À chaque transfert entrant ou sortant du FC Malines, Veljkovic est là. En mai 2016, lorsqu’il commence à faire parler de lui, Sofiane Hanni apparait avec Veljkovic alors qu’avant, il avait un agent français. Sport/Voetbal Magazine le signale, ce qui énerve Timmermans :  » Veljkovic a également des joueurs dans d’autres clubs mais on n’en parle jamais.  »

Malines réagit à nouveau de la sorte lorsque, en 2016, ce magazine entend parler de l’implication de Veljkovic dans des montages financiers via Chypre. Des montages illégaux qui nous permettent de poser des questions. La direction malinoise semble comprendre que la prudence est de mise mais elle dit également que ça se fait ailleurs. À Malines, on se dit que, si les grands clubs le font, un petit poisson comme le Kavé n’a rien à craindre.

Entre-temps, imperturbable, Veljkovic tente de s’immiscer dans des dossiers avec lesquels il n’a, à première vue, rien à voir. Lorsque Malines s’intéresse à Siebe Schrijvers, qui évolue toujours au RC Genk, c’est lui qui traite l’affaire avec la direction du club limbourgeois alors que Schrijvers ne fait pas partie de son portefeuille. Un dirigeant en vue de Genk assure même que Veljkovic parle au nom du FC Malines. La réplique de Timmermans fuse :  » Je ne peux pas réagir car je ne sais pas si c’est vrai. Et si c’est le cas, ça ne m’intéresse pas. Ce qui m’intéresse, c’est la qualité du joueur.  » Veljkovic, lui, nie être intervenu dans le dossier Schrijvers.  » Dans l’affaire, Yohan Croizet, j’ai établi le contact entre OHL et Malines « , dit-il. Selon OHL, Veljkovic est intervenu à la demande de Malines. Ce à quoi Timmermans répond :  » Je n’en crois rien. En tout cas, je l’ignore totalement.  » Une nouvelle fois, Timmermans n’est pas très heureux de voir Sport/Voetbal Magazine révéler cette affaire…

Thierry Steemans, le directeur financier du Malinwa.
Thierry Steemans, le directeur financier du Malinwa.© BELGAIMAGE

Situation stressante

En août 2016, ce magazine pose des questions à Anthony Moris, alors gardien de Malines, au sujet de Veljkovic, avec qui il a collaboré. Peu après, Veljkovic appelle le journaliste et lui ordonne froidement de ne plus jamais citer son nom dans Sport/Voetbal Magazine. Le journaliste ne réagit pas. Un peu plus tard, le sujet Veljkovic revient sur le tapis au cours d’une interview avec Rits.
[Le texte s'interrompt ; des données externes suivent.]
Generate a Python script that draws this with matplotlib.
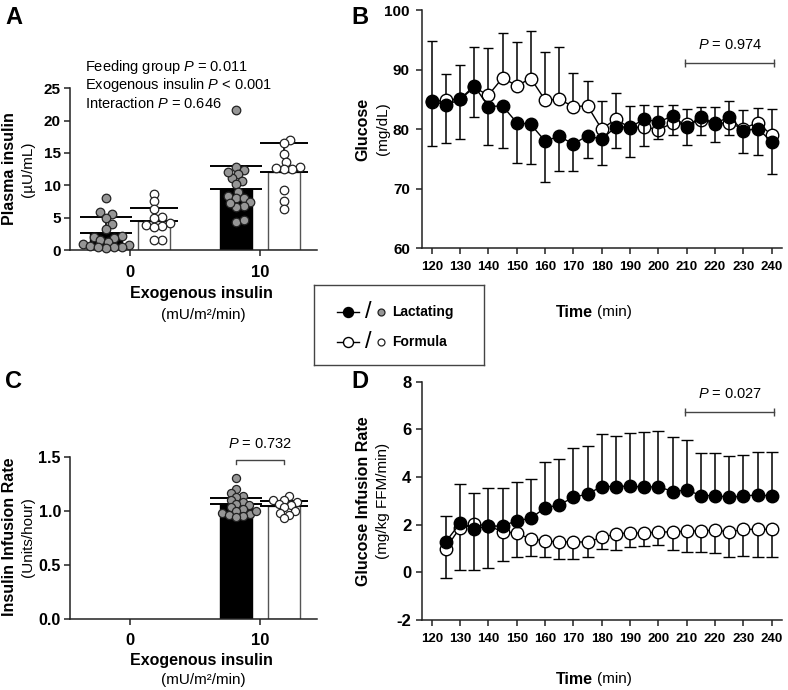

Après avoir lu quelques passages délicats, la direction du FC Malines demande au rédacteur en chef de ce magazine d’écarter le journaliste en question de la couverture des événements au FC Malines.

Un peu plus tard, le club passe du statut d’A.S.B.L. à celui de S.A. Olivier Somers et Dieter Penninckx, deux hommes d’affaires, prennent le contrôle du club. Steemans saute sur l’occasion et investit également de l’argent, mais beaucoup moins que Somers et Penninckx qui, pour leurs débuts, découvrent un monde de requins au sein d’un club où Veljkovic jouit d’une position privilégiée. Et bien qu’ils affirment leur intention de ne pas collaborer avec un seul agent, Veljkovic a pris tellement d’importance qu’il est impossible de l’éliminer. De plus, peu après avoir investi et remplacé la tribune principale, Somers & Cie se retrouvent mêlés à la lutte pour le maintien, une des situations les plus stressantes du monde du football professionnel. Financièrement, ça sent le fiasco et, quand on connaît le football, on sait que les gens réagissent parfois de manière bizarre dans de telles situations.